▶ [TO BE DONE] Begin with the first line below and retype each line exactly through the line containing "top_exp = [0.960, 0.991, 1.0]". Any pictures are to be left out.

▶ [DATA EXTRACT]
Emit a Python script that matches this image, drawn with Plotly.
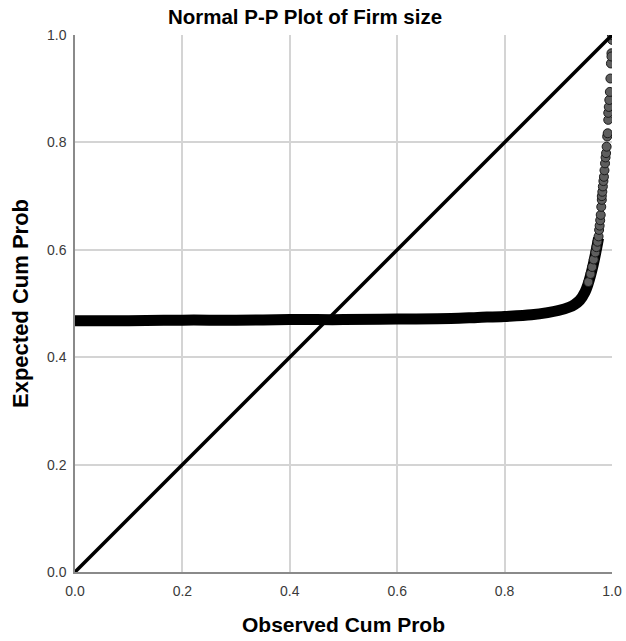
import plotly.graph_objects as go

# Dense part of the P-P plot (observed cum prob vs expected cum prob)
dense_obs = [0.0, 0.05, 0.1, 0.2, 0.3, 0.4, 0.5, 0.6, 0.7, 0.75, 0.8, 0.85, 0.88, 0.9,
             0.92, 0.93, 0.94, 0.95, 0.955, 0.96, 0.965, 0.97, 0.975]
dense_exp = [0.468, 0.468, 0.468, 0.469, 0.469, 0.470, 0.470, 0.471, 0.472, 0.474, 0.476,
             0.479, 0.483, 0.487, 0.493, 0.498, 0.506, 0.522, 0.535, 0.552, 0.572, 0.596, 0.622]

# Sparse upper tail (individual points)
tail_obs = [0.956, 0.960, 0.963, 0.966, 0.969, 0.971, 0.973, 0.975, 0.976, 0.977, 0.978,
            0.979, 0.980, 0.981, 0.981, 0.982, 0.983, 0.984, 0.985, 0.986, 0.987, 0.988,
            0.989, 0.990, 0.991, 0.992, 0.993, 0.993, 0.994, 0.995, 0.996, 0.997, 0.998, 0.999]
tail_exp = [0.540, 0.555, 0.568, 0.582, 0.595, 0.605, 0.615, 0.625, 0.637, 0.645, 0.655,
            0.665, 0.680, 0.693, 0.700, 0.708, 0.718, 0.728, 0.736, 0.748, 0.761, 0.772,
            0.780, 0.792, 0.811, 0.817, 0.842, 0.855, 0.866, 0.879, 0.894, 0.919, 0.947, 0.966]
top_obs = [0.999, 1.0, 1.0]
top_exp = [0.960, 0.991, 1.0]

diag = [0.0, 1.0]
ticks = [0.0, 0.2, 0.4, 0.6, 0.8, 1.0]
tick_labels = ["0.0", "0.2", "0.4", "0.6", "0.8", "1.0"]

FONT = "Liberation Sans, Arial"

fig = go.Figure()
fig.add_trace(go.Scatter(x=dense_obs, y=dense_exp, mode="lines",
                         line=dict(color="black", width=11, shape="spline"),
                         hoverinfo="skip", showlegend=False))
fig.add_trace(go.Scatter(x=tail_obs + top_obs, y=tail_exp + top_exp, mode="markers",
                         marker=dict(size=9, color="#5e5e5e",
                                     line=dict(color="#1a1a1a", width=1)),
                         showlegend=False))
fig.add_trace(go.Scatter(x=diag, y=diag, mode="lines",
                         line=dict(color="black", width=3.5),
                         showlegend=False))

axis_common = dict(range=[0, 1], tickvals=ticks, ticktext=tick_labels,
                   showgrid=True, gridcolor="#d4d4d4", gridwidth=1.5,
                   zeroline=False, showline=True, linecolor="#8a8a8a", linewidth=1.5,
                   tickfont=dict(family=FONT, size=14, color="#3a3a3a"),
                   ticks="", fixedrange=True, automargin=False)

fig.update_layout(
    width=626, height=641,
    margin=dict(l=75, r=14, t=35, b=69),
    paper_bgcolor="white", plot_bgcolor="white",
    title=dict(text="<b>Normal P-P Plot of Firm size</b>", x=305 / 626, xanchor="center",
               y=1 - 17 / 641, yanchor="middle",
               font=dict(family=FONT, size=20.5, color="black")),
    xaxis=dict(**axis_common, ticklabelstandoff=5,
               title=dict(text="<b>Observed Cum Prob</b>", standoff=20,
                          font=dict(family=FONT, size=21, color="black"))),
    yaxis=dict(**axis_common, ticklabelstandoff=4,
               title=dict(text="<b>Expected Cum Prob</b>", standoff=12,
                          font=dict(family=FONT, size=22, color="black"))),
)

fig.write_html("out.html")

▶ [SOLUTION TO THE EXERCISE]
Emit a Python script that matches this image, drawn with Plotly.
import plotly.graph_objects as go

# Dense part of the P-P plot (observed cum prob vs expected cum prob)
dense_obs = [0.0, 0.05, 0.1, 0.2, 0.3, 0.4, 0.5, 0.6, 0.7, 0.75, 0.8, 0.85, 0.88, 0.9,
             0.92, 0.93, 0.94, 0.95, 0.955, 0.96, 0.965, 0.97, 0.975]
dense_exp = [0.468, 0.468, 0.468, 0.469, 0.469, 0.470, 0.470, 0.471, 0.472, 0.474, 0.476,
             0.479, 0.483, 0.487, 0.493, 0.498, 0.506, 0.522, 0.535, 0.552, 0.572, 0.596, 0.622]

# Sparse upper tail (individual points)
tail_obs = [0.956, 0.960, 0.963, 0.966, 0.969, 0.971, 0.973, 0.975, 0.976, 0.977, 0.978,
            0.979, 0.980, 0.981, 0.981, 0.982, 0.983, 0.984, 0.985, 0.986, 0.987, 0.988,
            0.989, 0.990, 0.991, 0.992, 0.993, 0.993, 0.994, 0.995, 0.996, 0.997, 0.998, 0.999]
tail_exp = [0.540, 0.555, 0.568, 0.582, 0.595, 0.605, 0.615, 0.625, 0.637, 0.645, 0.655,
            0.665, 0.680, 0.693, 0.700, 0.708, 0.718, 0.728, 0.736, 0.748, 0.761, 0.772,
            0.780, 0.792, 0.811, 0.817, 0.842, 0.855, 0.866, 0.879, 0.894, 0.919, 0.947, 0.966]
top_obs = [0.999, 1.0, 1.0]
top_exp = [0.960, 0.991, 1.0]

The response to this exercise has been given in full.